Proposals in the Education and Training Bill 2019 introduced in Parliament yesterday include religious instruction being offered on an opt-in basis, loosening the laws surrounding teachers using force on children, and giving the Education Review Office (ERO) more powers to review the quality of home based early learning services.

“The Bill’s rewrite of education legislation is long overdue,” Hipkins said yesterday.

"Indeed one Education Act, parts of which are still in force, dates to 1964 - when the Beatles toured New Zealand.

“The Bill will bring all legislation on early learning, schooling and tertiary education into a single statute.

“New Zealanders told us, in the Kōrero Mātauranga | Education Conversation, that they want a learner-focused, high-quality, culturally responsive, and inclusive education system.

"The Bill turns many of their ideas for the future of education into reality.

“Many of the changes underpin the Government’s plans to transform schooling, following the conversation and the Tomorrow’s Schools taskforce report.”

The Bill’s proposed main changes for schooling include:

  • Establishing a Code of Conduct, setting minimum conduct standards for board members
  • Introducing minimum eligibility criteria school boards will have to follow when appointing school principals, to ensure schools have the highest standards of leadership
  • Ensuring more local children can attend their local schools by shifting responsibility for enrolment schemes from boards to the Ministry of Education.
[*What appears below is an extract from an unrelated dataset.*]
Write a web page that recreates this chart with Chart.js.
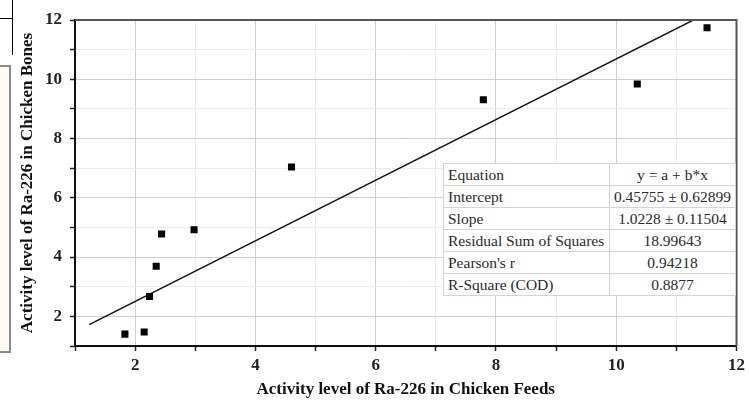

Boards will continue to have input into enrolment schemes
  • Requiring boards to consult with their students (as appropriate), their staff and school communities when making school rules

Other proposed changes resulting from Cabinet decisions on recent consultations include changing restraint requirements where teachers may be allowed to use physical force, as a last resort, to keep students safe. Seclusion - that is, the solitary confinement of a student in a room or area - will remain prohibited.

Other changes include:

  • Renaming  special schools as  “specialist schools” to focus on the skills and resources needed for their learners
  • Clarifying that the right to education includes a right to attend for all hours a school is open for instruction. The change will mean that students needing learning support in particular can no longer be excluded from schools for all the hours that they are open
  • Requiring state primary and intermediate schools and kura that allow religious instruction to do so on an ‘opt- in’ basis. This will ensure parental consent for a student’s participation

The Bill's proposals for early learning services include giving the Education Review Office (ERO) more powers to review the quality of home based early learning services.

Other proposals include:

  • Introducing a two stage application process for early learning licences. This would allow a minister, in the first stage, to assess an application against current network capacity, the applicant’s suitability and licensing history, and the financial position of the organisation applying
  • Requiring police vetting for all adults living or present in a home where home based early learning and care are offered
  • Increasing the fine for early learning centres operating without a licence to a maximum of $50,000

Hipkins said boards, educators, learners, and whānau will be supported in the transition to the new education system.

“The proposed Education Service Agency (ESA), for example, will support boards with any changes to their roles.

"And the planned Leadership Centre will grow school leadership to further improve learner progress, wellbeing and achievement,” he said.

“Support for the Bill’s changes will also come from 620 new Learning Support co-ordinators in schools, replacing deciles with equity funding, increasing te reo teacher numbers, and boosting funding for early learning services.

“The Education and Training Bill will help ensure a stronger, higher quality and more responsive education system for all our learners.

"I look forward to people giving their views during the Select Committee process.”